Глинка. Жизнь в эпохе. Эпоха в жизни
- Автор: Екатерина Лобанкова
- Жанр: Биографии и Мемуары / Музыкальная литература: прочее
- Дата выхода: 2019
Читать книгу "Глинка. Жизнь в эпохе. Эпоха в жизни"
«Руслан и Людмила» как гламур
Если рассматривать оперу как биографический текст, то можно считать, что в ней отражались изменения в мировоззрении композитора, происходившие за эти пять лет. «Волшебный» жанр вобрал весь слушательский и интеллектуальный бэкграунд композитора. Как и в «Волшебной флейте» Моцарта, в которой за зингшпилем (комический оперный жанр в Австрии и Германии с разговорными диалогами) кроются серьезные вопросы, герои Глинки рассуждают о выборе пути и способах достижения целей — о том, что волновало многие годы композитора. Каждый из них может стать его alter ego. Они рассуждают о судьбах гения в России, об истории и подвигах русских воинов, что связано с коллективной памятью о 1812 годе, о невозможности счастья на земле. Обман и сломанные судьбы, женщины, превращающиеся в ведьм, разочарование в любви и жизни, длинные философские монологи Финна, Руслана и Головы — все это «просвечивает» сквозь волшебную «бутафорию». Глинка начинает сложный разговор с современниками, обсуждая актуальные проблемы эпохи.
Опера является апологией музыкального романтизма, с его открытиями национализма и этнографизма, пристрастиями к фольклорным мелодиям и танцам. Национализм в России, как мы помним по «Жизни за царя», срастался с имперским мышлением, что отразилось и в географии сочинения — Русь простирается с севера на юг, с востока на запад. Но каждая часть света является выдумкой, тем, как ее представлял русский европеец.
Об имперском облике России, созданном в этой опере, впервые написал все тот же проницательный Фаддей Булгарин: «В этой опере собраны характеры музыки почти всех племен, населяющих Россию. Тут есть музыка персидская, кавказская, татарская, даже финская, и все это как шитье по одной общей канве — характер музыки Русской»[465].

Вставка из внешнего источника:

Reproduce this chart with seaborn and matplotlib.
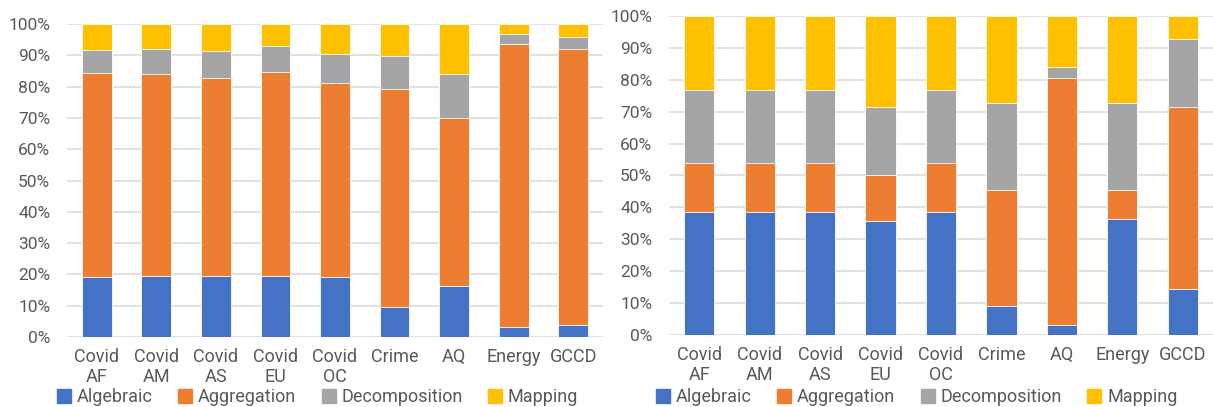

Герои Глинки, как и он сам, путешествуют, перемещаются и открывают невиданные земли. Опера стала музыкальным путешествием, травелогом с имперским взглядом на мир, той «воображаемой географией», в рамках которой мыслили русские дворяне. Но путешествуют не только герои оперы, но и сам Глинка — по своим музыкальным впечатлениям и воспоминаниям, по прожитым социальным ролям, по тому, что наиболее ценно для него.

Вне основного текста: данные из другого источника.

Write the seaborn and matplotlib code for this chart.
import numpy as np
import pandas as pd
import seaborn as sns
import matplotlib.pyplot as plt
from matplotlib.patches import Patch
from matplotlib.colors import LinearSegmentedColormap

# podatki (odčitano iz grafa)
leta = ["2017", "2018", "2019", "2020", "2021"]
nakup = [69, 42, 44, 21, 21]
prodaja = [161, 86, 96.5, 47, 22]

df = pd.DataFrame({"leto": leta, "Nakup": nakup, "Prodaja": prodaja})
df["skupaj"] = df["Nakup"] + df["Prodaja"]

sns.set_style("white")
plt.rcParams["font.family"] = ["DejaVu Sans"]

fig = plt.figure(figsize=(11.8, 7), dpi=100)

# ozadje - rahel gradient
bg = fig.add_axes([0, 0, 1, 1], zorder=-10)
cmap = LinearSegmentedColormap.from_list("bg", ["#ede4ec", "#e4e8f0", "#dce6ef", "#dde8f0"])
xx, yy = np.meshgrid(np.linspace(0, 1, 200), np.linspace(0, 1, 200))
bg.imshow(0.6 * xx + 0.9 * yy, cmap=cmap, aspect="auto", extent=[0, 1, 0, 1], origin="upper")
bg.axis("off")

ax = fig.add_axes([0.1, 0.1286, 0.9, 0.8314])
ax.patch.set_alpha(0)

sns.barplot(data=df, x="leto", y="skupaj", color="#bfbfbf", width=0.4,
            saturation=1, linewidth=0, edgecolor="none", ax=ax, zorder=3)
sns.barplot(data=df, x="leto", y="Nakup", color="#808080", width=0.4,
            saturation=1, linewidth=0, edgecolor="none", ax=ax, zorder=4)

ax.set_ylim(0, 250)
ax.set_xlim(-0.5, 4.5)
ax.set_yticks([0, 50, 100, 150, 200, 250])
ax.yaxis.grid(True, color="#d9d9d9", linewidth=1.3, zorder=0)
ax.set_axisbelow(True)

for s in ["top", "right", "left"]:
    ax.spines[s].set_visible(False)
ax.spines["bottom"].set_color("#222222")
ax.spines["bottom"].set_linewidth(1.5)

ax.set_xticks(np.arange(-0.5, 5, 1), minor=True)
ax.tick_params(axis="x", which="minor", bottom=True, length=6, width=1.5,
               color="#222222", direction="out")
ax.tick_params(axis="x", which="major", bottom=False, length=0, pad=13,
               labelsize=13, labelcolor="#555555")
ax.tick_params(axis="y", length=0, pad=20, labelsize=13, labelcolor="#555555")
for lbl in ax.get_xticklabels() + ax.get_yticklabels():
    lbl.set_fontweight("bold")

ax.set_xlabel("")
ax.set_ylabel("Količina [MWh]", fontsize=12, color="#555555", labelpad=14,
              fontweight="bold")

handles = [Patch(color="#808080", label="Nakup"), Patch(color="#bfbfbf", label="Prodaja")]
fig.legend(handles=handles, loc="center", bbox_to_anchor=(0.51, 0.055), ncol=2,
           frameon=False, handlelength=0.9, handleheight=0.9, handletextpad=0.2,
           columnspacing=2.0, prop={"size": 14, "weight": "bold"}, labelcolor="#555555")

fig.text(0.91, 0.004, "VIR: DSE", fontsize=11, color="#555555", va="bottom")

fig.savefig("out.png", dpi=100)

Современник Глинки Вальтер Скотт в 1805 году впервые использовал слово «гламур» в поэме «Последняя песня менестреля» для описания способности преображаться, вводить в заблуждение, быть не тем, чем кажешься. Параллельно с ним другой герой эпохи, Байрон, воспевал экзотические фантазии, создавая мир чувственного наслаждения, который, как у Вальтера Скотта, так и у Глинки, был выдумкой, наваждением. Новые люди и образы, которые появлялись в их романах — фантомы, сенсационные красавицы, волшебники и денди, — в 1840-е годы наводнили страницы газет и мир искусства. Для новой культуры уже было не важно — речь идет о реальной личности, например Наполеоне, или о воображаемых мирах, например образах Востока. Зарождалось явление, которое через сто лет получит наименование культуры гламура[466]. В какой-то мере «Руслана и Людмилу» Глинки можно поставить в один ряд с романами Вальтера Скотта и лорда Байрона, которые были «зачинщиками» этого направления на уровне «высокого» искусства. Гламур в их первоначальной подаче — это мир богатства, блеска, красоты, вычурности, эпатажности, сексуальности, смешения стилей, колдовства, фантазийности и театральности. Такова и опера Глинки, которая в современную эпоху постмодерна, когда отменены детерминированность и линейность сюжета, как никогда раньше может открываться в интерпретациях и переосмыслениях. Все то, что раньше оценивалось в ней со знаком минус, лишенным смысла и скучным, может восприниматься как намеренный разрыв повествования и осознание фрагментарности мира, обращение к подсознательному, постмодернистская ирония и «театр в театре». В конечном счете важно услышать те глубинные пласты замысла композитора, которые обращены к обобщающим вневременным смыслам — о жизни и смерти, природе любви и долга.